— Begin Given material —

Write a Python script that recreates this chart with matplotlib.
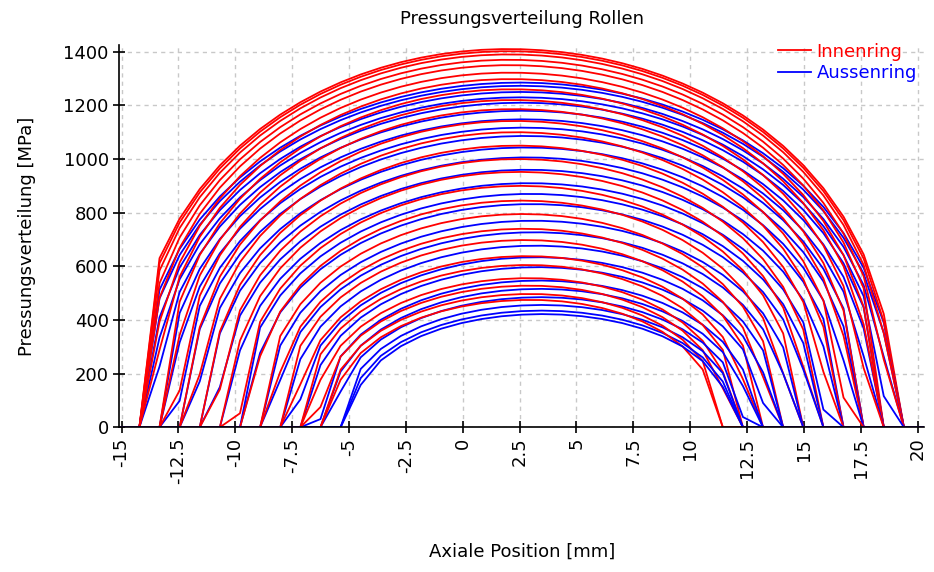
import numpy as np
import matplotlib
matplotlib.use("Agg")
import matplotlib.pyplot as plt

# slice positions along the roller axis [mm]
x_slices = np.linspace(-15.1, 20.28, 41)
roller_start = -14.215
roller_end = 19.395

# Innenring: peak pressure [MPa], centre [mm], left / right half contact length [mm]
inner_peak = [1410, 1402, 1390, 1370, 1350, 1322, 1298, 1260, 1220, 1186, 1142, 1100, 1050,
              1000, 952, 900, 845, 795, 740, 698, 638, 605, 556, 528, 497, 475]
inner_center = [2.00, 2.01, 2.02, 2.04, 2.06, 2.09, 2.12, 2.16, 2.20, 2.24, 2.29, 2.33, 2.39,
                2.44, 2.49, 2.55, 2.60, 2.66, 2.72, 2.76, 2.83, 2.86, 2.91, 2.94, 2.98, 3.00]
inner_left = [16.60, 16.53, 16.43, 16.27, 16.10, 15.87, 15.67, 15.35, 15.02, 14.73, 14.36, 14.01, 13.60,
              13.18, 12.78, 12.35, 11.89, 11.47, 11.01, 10.66, 10.16, 9.88, 9.48, 9.24, 8.98, 8.80]
inner_right = [17.00, 16.92, 16.81, 16.62, 16.43, 16.17, 15.95, 15.59, 15.21, 14.89, 14.48, 14.08, 13.61,
               13.14, 12.69, 12.20, 11.68, 11.21, 10.69, 10.30, 9.73, 9.42, 8.96, 8.70, 8.41, 8.20]

# Aussenring
outer_peak = [1285, 1273, 1250, 1230, 1210, 1180, 1148, 1117, 1086, 1043, 1006, 960, 910,
              870, 832, 770, 727, 677, 634, 597, 547, 516, 485, 456, 435, 422]
outer_center = [2.50, 2.51, 2.54, 2.56, 2.59, 2.62, 2.66, 2.69, 2.73, 2.78, 2.82, 2.88, 2.93,
                2.98, 3.02, 3.10, 3.15, 3.20, 3.25, 3.30, 3.36, 3.39, 3.43, 3.46, 3.48, 3.50]
outer_left = [16.80, 16.68, 16.46, 16.26, 16.07, 15.78, 15.47, 15.16, 14.86, 14.44, 14.08, 13.64, 13.15,
              12.76, 12.39, 11.79, 11.37, 10.88, 10.46, 10.10, 9.62, 9.31, 9.01, 8.73, 8.53, 8.40]
outer_right = [16.50, 16.39, 16.17, 15.98, 15.79, 15.50, 15.20, 14.90, 14.61, 14.20, 13.85, 13.41, 12.94,
               12.56, 12.20, 11.61, 11.20, 10.72, 10.31, 9.96, 9.49, 9.19, 8.90, 8.62, 8.42, 8.30]

x_ticks = [-15, -12.5, -10, -7.5, -5, -2.5, 0, 2.5, 5, 7.5, 10, 12.5, 15, 17.5, 20]
y_ticks = [0, 200, 400, 600, 800, 1000, 1200, 1400]


def profile(peak, center, left, right):
    half = np.where(x_slices < center, left, right)
    r = 1.0 - ((x_slices - center) / half) ** 2
    p = peak * np.clip(r, 0, None) ** 0.42
    p[(x_slices <= roller_start + 1e-6) | (x_slices >= roller_end - 1e-6)] = 0.0
    return p


plt.rcParams["font.family"] = ["DejaVu Sans"]
fig = plt.figure(figsize=(9.34, 5.72), dpi=100)
ax = fig.add_axes([0.1277, 0.253, 0.8616, 0.6683])

for i in range(len(inner_peak)):
    ax.plot(x_slices, profile(inner_peak[i], inner_center[i], inner_left[i], inner_right[i]),
            color="#ff0000", lw=1.3, label="Innenring" if i == 0 else None)
    ax.plot(x_slices, profile(outer_peak[i], outer_center[i], outer_left[i], outer_right[i]),
            color="#0000ff", lw=1.3, label="Aussenring" if i == 0 else None)

ax.set_xlim(-15.1, 20.28)
ax.set_ylim(0, 1425)
ax.set_xticks(x_ticks)
ax.set_xticklabels([f"{t:g}" for t in x_ticks], rotation=90)
ax.set_yticks(y_ticks)
ax.grid(True, color="#c8c8c8", linestyle=(0, (3, 3)), lw=1)
ax.set_axisbelow(True)
for s in ["top", "right"]:
    ax.spines[s].set_visible(False)
ax.spines["left"].set_linewidth(1.2)
ax.spines["bottom"].set_linewidth(1.2)
ax.tick_params(direction="inout", length=9, width=1.2, labelsize=13, pad=3)

ax.set_title("Pressungsverteilung Rollen", fontsize=13, pad=15)
ax.set_xlabel("Axiale Position [mm]", fontsize=13, labelpad=42)
ax.set_ylabel("Pressungsverteilung [MPa]", fontsize=13, labelpad=20)

leg = ax.legend(loc="upper right", bbox_to_anchor=(1.0, 1.025), frameon=False, fontsize=13,
                handlelength=1.8, handletextpad=0.3, labelspacing=0.2, borderaxespad=0,
                labelcolor="linecolor")

fig.savefig("out.png", dpi=100)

— End Given material —

The request: In this exercise, set down all of the data exactly, without the pictures.

Finished task:
Write a Python script that recreates this chart with matplotlib.
import numpy as np
import matplotlib
matplotlib.use("Agg")
import matplotlib.pyplot as plt

# slice positions along the roller axis [mm]
x_slices = np.linspace(-15.1, 20.28, 41)
roller_start = -14.215
roller_end = 19.395

# Innenring: peak pressure [MPa], centre [mm], left / right half contact length [mm]
inner_peak = [1410, 1402, 1390, 1370, 1350, 1322, 1298, 1260, 1220, 1186, 1142, 1100, 1050,
              1000, 952, 900, 845, 795, 740, 698, 638, 605, 556, 528, 497, 475]
inner_center = [2.00, 2.01, 2.02, 2.04, 2.06, 2.09, 2.12, 2.16, 2.20, 2.24, 2.29, 2.33, 2.39,
                2.44, 2.49, 2.55, 2.60, 2.66, 2.72, 2.76, 2.83, 2.86, 2.91, 2.94, 2.98, 3.00]
inner_left = [16.60, 16.53, 16.43, 16.27, 16.10, 15.87, 15.67, 15.35, 15.02, 14.73, 14.36, 14.01, 13.60,
              13.18, 12.78, 12.35, 11.89, 11.47, 11.01, 10.66, 10.16, 9.88, 9.48, 9.24, 8.98, 8.80]
inner_right = [17.00, 16.92, 16.81, 16.62, 16.43, 16.17, 15.95, 15.59, 15.21, 14.89, 14.48, 14.08, 13.61,
               13.14, 12.69, 12.20, 11.68, 11.21, 10.69, 10.30, 9.73, 9.42, 8.96, 8.70, 8.41, 8.20]

# Aussenring
outer_peak = [1285, 1273, 1250, 1230, 1210, 1180, 1148, 1117, 1086, 1043, 1006, 960, 910,
              870, 832, 770, 727, 677, 634, 597, 547, 516, 485, 456, 435, 422]
outer_center = [2.50, 2.51, 2.54, 2.56, 2.59, 2.62, 2.66, 2.69, 2.73, 2.78, 2.82, 2.88, 2.93,
                2.98, 3.02, 3.10, 3.15, 3.20, 3.25, 3.30, 3.36, 3.39, 3.43, 3.46, 3.48, 3.50]
outer_left = [16.80, 16.68, 16.46, 16.26, 16.07, 15.78, 15.47, 15.16, 14.86, 14.44, 14.08, 13.64, 13.15,
              12.76, 12.39, 11.79, 11.37, 10.88, 10.46, 10.10, 9.62, 9.31, 9.01, 8.73, 8.53, 8.40]
outer_right = [16.50, 16.39, 16.17, 15.98, 15.79, 15.50, 15.20, 14.90, 14.61, 14.20, 13.85, 13.41, 12.94,
               12.56, 12.20, 11.61, 11.20, 10.72, 10.31, 9.96, 9.49, 9.19, 8.90, 8.62, 8.42, 8.30]

x_ticks = [-15, -12.5, -10, -7.5, -5, -2.5, 0, 2.5, 5, 7.5, 10, 12.5, 15, 17.5, 20]
y_ticks = [0, 200, 400, 600, 800, 1000, 1200, 1400]


def profile(peak, center, left, right):
    half = np.where(x_slices < center, left, right)
    r = 1.0 - ((x_slices - center) / half) ** 2
    p = peak * np.clip(r, 0, None) ** 0.42
    p[(x_slices <= roller_start + 1e-6) | (x_slices >= roller_end - 1e-6)] = 0.0
    return p


plt.rcParams["font.family"] = ["DejaVu Sans"]
fig = plt.figure(figsize=(9.34, 5.72), dpi=100)
ax = fig.add_axes([0.1277, 0.253, 0.8616, 0.6683])

for i in range(len(inner_peak)):
    ax.plot(x_slices, profile(inner_peak[i], inner_center[i], inner_left[i], inner_right[i]),
            color="#ff0000", lw=1.3, label="Innenring" if i == 0 else None)
    ax.plot(x_slices, profile(outer_peak[i], outer_center[i], outer_left[i], outer_right[i]),
            color="#0000ff", lw=1.3, label="Aussenring" if i == 0 else None)

ax.set_xlim(-15.1, 20.28)
ax.set_ylim(0, 1425)
ax.set_xticks(x_ticks)
ax.set_xticklabels([f"{t:g}" for t in x_ticks], rotation=90)
ax.set_yticks(y_ticks)
ax.grid(True, color="#c8c8c8", linestyle=(0, (3, 3)), lw=1)
ax.set_axisbelow(True)
for s in ["top", "right"]:
    ax.spines[s].set_visible(False)
ax.spines["left"].set_linewidth(1.2)
ax.spines["bottom"].set_linewidth(1.2)
ax.tick_params(direction="inout", length=9, width=1.2, labelsize=13, pad=3)

ax.set_title("Pressungsverteilung Rollen", fontsize=13, pad=15)
ax.set_xlabel("Axiale Position [mm]", fontsize=13, labelpad=42)
ax.set_ylabel("Pressungsverteilung [MPa]", fontsize=13, labelpad=20)

leg = ax.legend(loc="upper right", bbox_to_anchor=(1.0, 1.025), frameon=False, fontsize=13,
                handlelength=1.8, handletextpad=0.3, labelspacing=0.2, borderaxespad=0,
                labelcolor="linecolor")

fig.savefig("out.png", dpi=100)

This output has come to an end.